You protect your gear by selecting equipment with high Ingress Protection (IP) ratings and UV-stable polymers. Look for subwoofers with Santoprene surrounds and plasticized spiders that won’t rot in high humidity. We also suggest a light rinse with fresh water after salty outings. This prevents salt crystals from building up on the grilles or moving parts of the speaker over time.
Will adding a subwoofer drain my boat’s battery while the engine is off?
It will drain your battery if you don’t have a proper electrical foundation. Subwoofers require significant power, so we always suggest a dedicated house battery for your audio system. By using an Automatic Charging Relay, we ensure your starting battery stays fully charged. This allows you to enjoy deep bass at the sandbar without worrying about whether your engine will crank when it’s time to head home.
What does ‘Infinite Baffle’ mean in marine audio?
Infinite Baffle refers to a mounting style where the speaker doesn’t require a dedicated wooden box. The subwoofer uses the air trapped behind a seat base or inside a storage locker as its enclosure. This is a very common approach in marine audio because it saves space. It requires a specific type of driver designed to operate correctly without the back-pressure of a small, sealed box.
Can I install a marine subwoofer myself, or do I need a professional?

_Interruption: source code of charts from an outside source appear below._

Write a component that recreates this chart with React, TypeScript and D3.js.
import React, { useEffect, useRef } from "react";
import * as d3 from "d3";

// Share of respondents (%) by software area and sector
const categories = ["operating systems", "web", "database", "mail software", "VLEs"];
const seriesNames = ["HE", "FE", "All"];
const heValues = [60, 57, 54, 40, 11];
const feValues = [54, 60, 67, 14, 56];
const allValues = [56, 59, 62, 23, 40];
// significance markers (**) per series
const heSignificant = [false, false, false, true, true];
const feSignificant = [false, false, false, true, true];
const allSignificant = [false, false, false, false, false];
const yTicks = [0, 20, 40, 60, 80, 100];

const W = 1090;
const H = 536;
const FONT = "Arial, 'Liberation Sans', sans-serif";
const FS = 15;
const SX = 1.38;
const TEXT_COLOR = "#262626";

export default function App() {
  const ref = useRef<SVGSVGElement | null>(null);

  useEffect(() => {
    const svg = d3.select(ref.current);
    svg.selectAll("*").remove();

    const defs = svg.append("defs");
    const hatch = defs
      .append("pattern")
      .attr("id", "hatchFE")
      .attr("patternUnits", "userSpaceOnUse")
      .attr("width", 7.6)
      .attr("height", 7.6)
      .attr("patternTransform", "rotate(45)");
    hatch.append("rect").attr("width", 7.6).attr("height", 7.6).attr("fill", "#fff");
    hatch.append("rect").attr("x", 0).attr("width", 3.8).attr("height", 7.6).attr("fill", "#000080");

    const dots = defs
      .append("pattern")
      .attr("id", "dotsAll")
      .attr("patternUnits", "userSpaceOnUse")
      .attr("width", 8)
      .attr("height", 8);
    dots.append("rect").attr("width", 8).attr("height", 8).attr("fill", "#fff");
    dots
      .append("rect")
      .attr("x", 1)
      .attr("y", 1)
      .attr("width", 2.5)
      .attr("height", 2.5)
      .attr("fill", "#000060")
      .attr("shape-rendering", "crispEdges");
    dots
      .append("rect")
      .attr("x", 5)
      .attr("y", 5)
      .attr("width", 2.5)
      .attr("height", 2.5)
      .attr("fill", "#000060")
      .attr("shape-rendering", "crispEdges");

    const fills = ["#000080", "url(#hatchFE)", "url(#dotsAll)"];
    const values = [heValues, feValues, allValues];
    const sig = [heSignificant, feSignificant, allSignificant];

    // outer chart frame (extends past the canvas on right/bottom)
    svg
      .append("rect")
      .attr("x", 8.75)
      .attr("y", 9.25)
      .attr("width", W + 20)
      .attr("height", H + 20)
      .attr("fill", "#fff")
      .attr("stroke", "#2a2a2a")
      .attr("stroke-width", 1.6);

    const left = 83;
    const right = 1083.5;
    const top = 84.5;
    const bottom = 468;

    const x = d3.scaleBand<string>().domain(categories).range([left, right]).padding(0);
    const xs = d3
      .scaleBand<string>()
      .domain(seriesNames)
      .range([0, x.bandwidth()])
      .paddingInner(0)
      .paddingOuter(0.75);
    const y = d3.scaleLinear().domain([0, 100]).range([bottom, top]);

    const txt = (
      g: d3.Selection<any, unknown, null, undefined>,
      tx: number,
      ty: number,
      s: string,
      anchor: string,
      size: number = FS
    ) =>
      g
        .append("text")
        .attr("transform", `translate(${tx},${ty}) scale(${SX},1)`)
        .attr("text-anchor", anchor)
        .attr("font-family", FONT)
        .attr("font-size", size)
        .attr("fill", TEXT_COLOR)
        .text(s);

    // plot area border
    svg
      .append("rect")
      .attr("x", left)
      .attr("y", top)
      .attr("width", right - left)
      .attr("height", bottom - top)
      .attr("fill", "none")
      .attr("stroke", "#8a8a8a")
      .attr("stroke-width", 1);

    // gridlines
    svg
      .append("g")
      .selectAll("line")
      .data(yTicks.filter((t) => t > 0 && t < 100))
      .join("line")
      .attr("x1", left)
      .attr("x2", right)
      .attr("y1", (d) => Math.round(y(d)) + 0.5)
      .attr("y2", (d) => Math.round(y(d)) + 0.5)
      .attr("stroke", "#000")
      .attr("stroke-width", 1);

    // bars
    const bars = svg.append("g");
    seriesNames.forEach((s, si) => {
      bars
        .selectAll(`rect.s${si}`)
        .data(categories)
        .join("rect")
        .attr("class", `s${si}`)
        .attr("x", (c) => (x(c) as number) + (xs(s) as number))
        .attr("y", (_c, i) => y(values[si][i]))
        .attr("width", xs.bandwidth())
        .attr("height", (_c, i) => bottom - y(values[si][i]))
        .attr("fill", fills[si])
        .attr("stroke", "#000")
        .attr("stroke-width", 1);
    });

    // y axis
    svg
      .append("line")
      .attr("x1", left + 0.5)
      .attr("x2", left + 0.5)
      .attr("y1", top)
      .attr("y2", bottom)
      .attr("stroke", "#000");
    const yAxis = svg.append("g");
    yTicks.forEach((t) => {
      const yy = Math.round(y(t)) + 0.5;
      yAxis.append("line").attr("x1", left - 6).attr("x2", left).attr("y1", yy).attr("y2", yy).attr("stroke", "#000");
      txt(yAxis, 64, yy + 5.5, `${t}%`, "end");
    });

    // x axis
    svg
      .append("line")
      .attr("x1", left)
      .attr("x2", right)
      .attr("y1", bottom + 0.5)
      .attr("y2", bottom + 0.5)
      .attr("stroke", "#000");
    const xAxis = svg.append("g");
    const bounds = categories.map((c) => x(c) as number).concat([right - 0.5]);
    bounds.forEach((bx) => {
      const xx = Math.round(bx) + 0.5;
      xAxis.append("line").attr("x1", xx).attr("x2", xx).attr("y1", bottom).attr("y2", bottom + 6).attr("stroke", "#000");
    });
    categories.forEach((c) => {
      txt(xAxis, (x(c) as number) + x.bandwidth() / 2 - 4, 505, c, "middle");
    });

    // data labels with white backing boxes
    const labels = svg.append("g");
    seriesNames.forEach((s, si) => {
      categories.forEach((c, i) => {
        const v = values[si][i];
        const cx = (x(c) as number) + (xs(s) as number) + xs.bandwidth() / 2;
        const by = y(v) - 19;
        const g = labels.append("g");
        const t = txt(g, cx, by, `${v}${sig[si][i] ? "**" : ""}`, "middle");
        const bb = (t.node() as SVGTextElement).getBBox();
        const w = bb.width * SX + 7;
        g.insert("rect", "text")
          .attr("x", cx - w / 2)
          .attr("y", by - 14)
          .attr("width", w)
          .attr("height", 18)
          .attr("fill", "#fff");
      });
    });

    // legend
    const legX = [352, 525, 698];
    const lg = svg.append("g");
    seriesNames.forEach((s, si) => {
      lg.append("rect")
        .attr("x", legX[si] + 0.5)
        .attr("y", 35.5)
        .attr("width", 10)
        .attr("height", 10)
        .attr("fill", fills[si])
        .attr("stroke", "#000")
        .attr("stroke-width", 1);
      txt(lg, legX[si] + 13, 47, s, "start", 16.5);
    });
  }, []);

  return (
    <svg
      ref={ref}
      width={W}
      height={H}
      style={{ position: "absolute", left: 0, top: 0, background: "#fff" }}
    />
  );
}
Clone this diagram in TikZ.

Professional installation is usually the best choice for marine projects involving custom fabrication or complex electrical work. While a simple speaker swap is manageable for some, cutting into fiberglass and sealing panels requires extreme precision. We ensure every connection is watertight and that the system is tuned for the unique acoustics of the water. This guarantees a finished result that lasts for many seasons.